======== EXTRACTED INFORMATION
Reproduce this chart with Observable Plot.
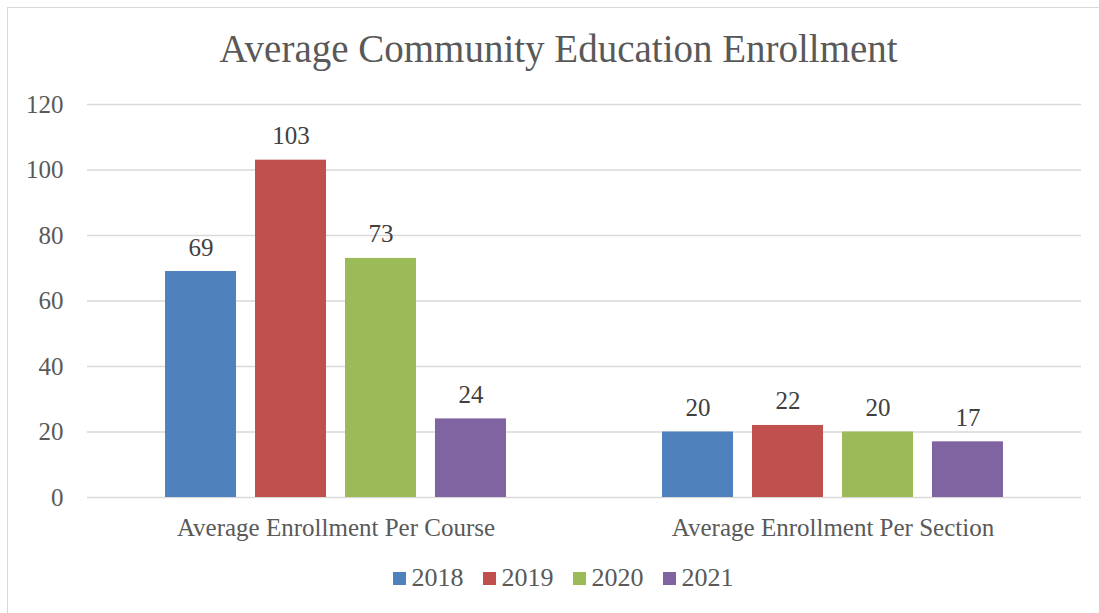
<!DOCTYPE html>
<html>
<head>
<meta charset="utf-8">
<script src="https://cdn.jsdelivr.net/npm/d3@7"></script>
<script src="https://cdn.jsdelivr.net/npm/@observablehq/plot@0.6"></script>
<style>
  html, body { margin: 0; padding: 0; background: #fff; }
  body { width: 1099px; height: 613px; position: relative; overflow: hidden; font-family: "Liberation Serif", serif; color: #595959; }
  #frame { position: absolute; left: 7px; top: 7px; width: 1200px; height: 700px; border: 1.5px solid #d9d9d9; box-sizing: border-box; }
  #title { position: absolute; left: 0; width: 1117px; top: 26px; text-align: center; font-size: 39px; color: #595959; white-space: nowrap; }
  #chart { position: absolute; left: 0; top: 84px; }
  #legend { position: absolute; left: 0; width: 1126px; top: 563px; display: flex; justify-content: center; gap: 19px; font-size: 26px; color: #595959; }
  .item { display: flex; align-items: center; gap: 6px; }
  .sw { width: 13px; height: 13px; display: inline-block; }
</style>
</head>
<body>
<div id="frame"></div>
<div id="title">Average Community Education Enrollment</div>
<div id="chart"></div>
<div id="legend"></div>
<script>
const categories = ["Average Enrollment Per Course", "Average Enrollment Per Section"];
const years = ["2018", "2019", "2020", "2021"];
const colors = ["#4F81BD", "#C0504D", "#9BBB59", "#8064A2"];
const values2018 = [69, 20];
const values2019 = [103, 22];
const values2020 = [73, 20];
const values2021 = [24, 17];
const yTicks = [0, 20, 40, 60, 80, 100, 120];

const series = [values2018, values2019, values2020, values2021];
const data = [];
categories.forEach((c, ci) => {
  years.forEach((y, yi) => data.push({category: c, year: y, value: series[yi][ci]}));
});

const chart = Plot.plot({
  width: 1099,
  height: 463,
  marginTop: 20,
  marginBottom: 50,
  marginLeft: 87,
  marginRight: 18,
  style: {fontFamily: "Liberation Serif, serif", fontSize: "25px", color: "#595959", background: "transparent"},
  fx: {domain: categories, padding: 0, round: false, label: null, axis: "bottom", tickSize: 0, tickPadding: 21},
  x: {domain: years, paddingInner: 0.211, paddingOuter: 0.867, round: false, axis: null},
  y: {domain: [0, 120], ticks: yTicks, tickSize: 0, tickPadding: 24, label: null, tickFormat: d3.format("d")},
  color: {domain: years, range: colors},
  marks: [
    Plot.ruleY(yTicks, {stroke: "#d9d9d9", strokeWidth: 1.5, strokeOpacity: 1}),
    Plot.barY(data, {fx: "category", x: "year", y: "value", fill: "year"}),
    Plot.text(data, {fx: "category", x: "year", y: "value", text: d => String(d.value), dy: -24, fill: "#404040", fontSize: 25})
  ]
});
document.getElementById("chart").appendChild(chart);

const legend = document.getElementById("legend");
years.forEach((y, i) => {
  const item = document.createElement("div");
  item.className = "item";
  const sw = document.createElement("span");
  sw.className = "sw";
  sw.style.background = colors[i];
  const t = document.createElement("span");
  t.textContent = y;
  item.appendChild(sw);
  item.appendChild(t);
  legend.appendChild(item);
});
</script>
</body>
</html>
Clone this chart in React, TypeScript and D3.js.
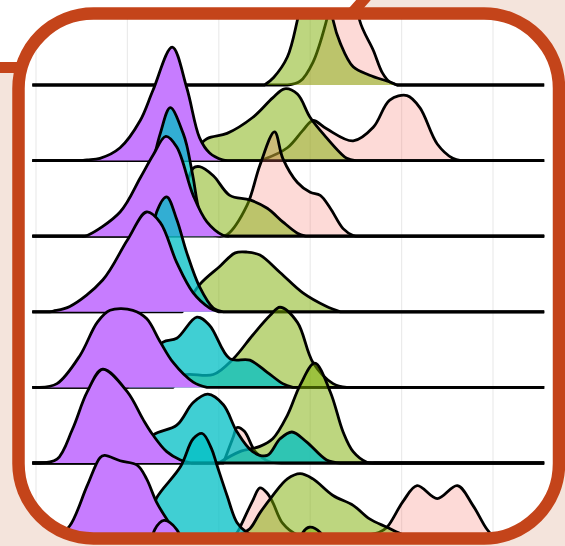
================
# TO DO
Every line that holds the string "this" should be returned.

# ANSWER TO THE EXERCISE
Reproduce this chart with Observable Plot.
Clone this chart in React, TypeScript and D3.js.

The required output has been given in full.